The GitHub CLI has created a key and uploaded it to your account in the authentication process.

If you need to additional SSH keys follow this tutorial to create and add them to ssh-agent: https://docs.github.com/en/github/authenticating-to-github/connecting-to-github-with-ssh/generating-a-new-ssh-key-and-adding-it-to-the-ssh-agent

GPG (optional)

Signing commits with a GPG is an additional security step that isn't required on all codebases, but is good practice and it might help to be ready for changing compliance requirements.

Follow the steps here to create a new GPG key: https://docs.github.com/en/github/authenticating-to-github/managing-commit-signature-verification/generating-a-new-gpg-key

Continue on to the link in step 14 of the guidance above to add the GPG key to your GitHub account. You can also load the key into Gitlab and/or BitBucket if you use them.

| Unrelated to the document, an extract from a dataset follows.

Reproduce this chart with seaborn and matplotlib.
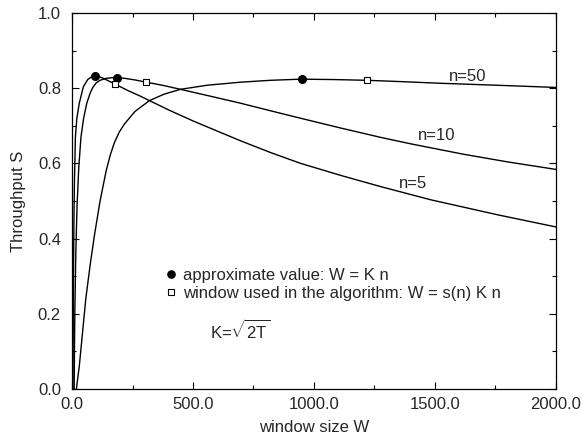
import numpy as np
import pandas as pd
import matplotlib
matplotlib.use('Agg')
import matplotlib.pyplot as plt
import seaborn as sns
from matplotlib.lines import Line2D
from matplotlib.ticker import MultipleLocator, FormatStrFormatter

# values
w_n5 = [4, 5, 6, 8, 10, 14, 20, 30, 47, 65, 80, 93, 110, 130, 178, 230, 282, 320,
        400, 500, 600, 697, 820, 945, 1111, 1277, 1484, 1761, 2000]
s_n5 = [0.0, 0.15, 0.3, 0.45, 0.55, 0.67, 0.72, 0.76, 0.804, 0.823, 0.83, 0.832,
        0.831, 0.826, 0.811, 0.794, 0.779, 0.767, 0.742, 0.713, 0.686, 0.660,
        0.629, 0.600, 0.568, 0.538, 0.503, 0.463, 0.431]

w_n10 = [9, 10, 12, 16, 21, 28, 37, 48, 61, 75, 86, 100, 116, 140, 165, 188, 220,
         260, 307, 380, 448, 570, 697, 820, 945, 1111, 1277, 1400, 1526, 1621,
         1800, 2000]
s_n10 = [0.0, 0.10, 0.22, 0.37, 0.49, 0.59, 0.67, 0.72, 0.76, 0.787, 0.802, 0.814,
         0.821, 0.826, 0.828, 0.828, 0.826, 0.822, 0.816, 0.807, 0.797, 0.779,
         0.760, 0.740, 0.720, 0.694, 0.669, 0.652, 0.636, 0.624, 0.604, 0.584]

w_n50 = [18, 24, 30, 42, 57, 75, 93, 116, 141, 158, 175, 195, 217, 260, 320, 380,
         448, 560, 697, 820, 945, 1080, 1218, 1380, 1526, 1750, 2000]
s_n50 = [0.0, 0.03, 0.06, 0.14, 0.24, 0.33, 0.41, 0.50, 0.58, 0.622, 0.655, 0.683,
         0.705, 0.738, 0.767, 0.784, 0.797, 0.808, 0.816, 0.821, 0.824, 0.823,
         0.821, 0.817, 0.813, 0.808, 0.802]

# W = K n (filled circles) and W = s(n) K n (open squares)
circle_w = [93, 188, 949]
circle_s = [0.832, 0.828, 0.824]
square_w = [178, 307, 1218]
square_s = [0.811, 0.816, 0.821]

curve_names = ['n=5', 'n=10', 'n=50']
label_w = [1408, 1509, 1636]
label_s = [0.547, 0.673, 0.832]

sns.set_style('ticks')
plt.rcParams['font.family'] = ['Liberation Sans', 'DejaVu Sans']
plt.rcParams['mathtext.fontset'] = 'custom'
plt.rcParams['mathtext.rm'] = 'Liberation Sans'
plt.rcParams['mathtext.it'] = 'Liberation Sans'

FS = 12

fig, ax = plt.subplots(figsize=(5.84, 4.42), dpi=100)
fig.subplots_adjust(left=0.1233, right=0.952, bottom=0.1199, top=0.9706)

for w, s in [(w_n5, s_n5), (w_n10, s_n10), (w_n50, s_n50)]:
    df = pd.DataFrame({'W': w, 'S': s})
    sns.lineplot(data=df, x='W', y='S', color='black', linewidth=1.0,
                 sort=False, estimator=None, ax=ax)

ax.plot(circle_w, circle_s, 'o', color='black', markersize=5.5, zorder=5)
ax.plot(square_w, square_s, 's', markerfacecolor='white', markeredgecolor='black',
        markeredgewidth=0.8, markersize=4.2, zorder=5)

for name, x, y in zip(curve_names, label_w, label_s):
    ax.text(x, y, name, fontsize=FS, ha='center', va='center')

ax.set_xlim(0, 2000)
ax.set_ylim(0, 1)
ax.xaxis.set_major_locator(MultipleLocator(500))
ax.xaxis.set_minor_locator(MultipleLocator(250))
ax.yaxis.set_major_locator(MultipleLocator(0.2))
ax.yaxis.set_minor_locator(MultipleLocator(0.1))
ax.xaxis.set_major_formatter(FormatStrFormatter('%.1f'))
ax.yaxis.set_major_formatter(FormatStrFormatter('%.1f'))
ax.tick_params(which='both', direction='in', top=True, right=True, width=0.8,
               color='black', labelsize=FS)
ax.tick_params(which='major', length=5)
ax.tick_params(which='minor', length=3)
ax.tick_params(axis='x', pad=5.5)
ax.tick_params(axis='y', pad=8)
for sp in ax.spines.values():
    sp.set_linewidth(0.9)
    sp.set_color('black')

ax.set_xlabel('window size W', fontsize=FS, labelpad=6)
ax.set_ylabel('Throughput S', fontsize=FS, labelpad=8.5)

handles = [
    Line2D([], [], marker='o', linestyle='none', color='black', markersize=5.2),
    Line2D([], [], marker='s', linestyle='none', markerfacecolor='white',
           markeredgecolor='black', markeredgewidth=0.8, markersize=4),
]
ax.legend(handles, ['approximate value: W = K n',
                    'window used in the algorithm: W = s(n) K n'],
          loc='center left', bbox_to_anchor=(0.194, 0.279), frameon=False,
          fontsize=FS, handlelength=0.6, handletextpad=0.42, borderpad=0,
          borderaxespad=0, labelspacing=0.17)

ax.text(0.285, 0.132, r'K=$\sqrt{2\mathrm{T}}$', transform=ax.transAxes,
        fontsize=FS, va='baseline', ha='left')

fig.savefig('out.png', dpi=100)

Grab your GPG key id by running the following command, then copy the id after the type prefix in what is returned e.g. ed25519/<THIS PART>

gpg --list-secret-keys --keyid-format=long

Open the .gitconfig file in your home directory and add the following properties to your current config:

[user]
	signingkey = <COPIED KEY>
[commit]
	gpgsign = true

Next time you commit, you will be prompted to enter the passphrase that you used during the GPG set up steps.

Once you have committed, you can run git log --show-signature to verify that your commit was signed.

Additionally, in GitHub, your commits will show up with the green 'Verified' badge.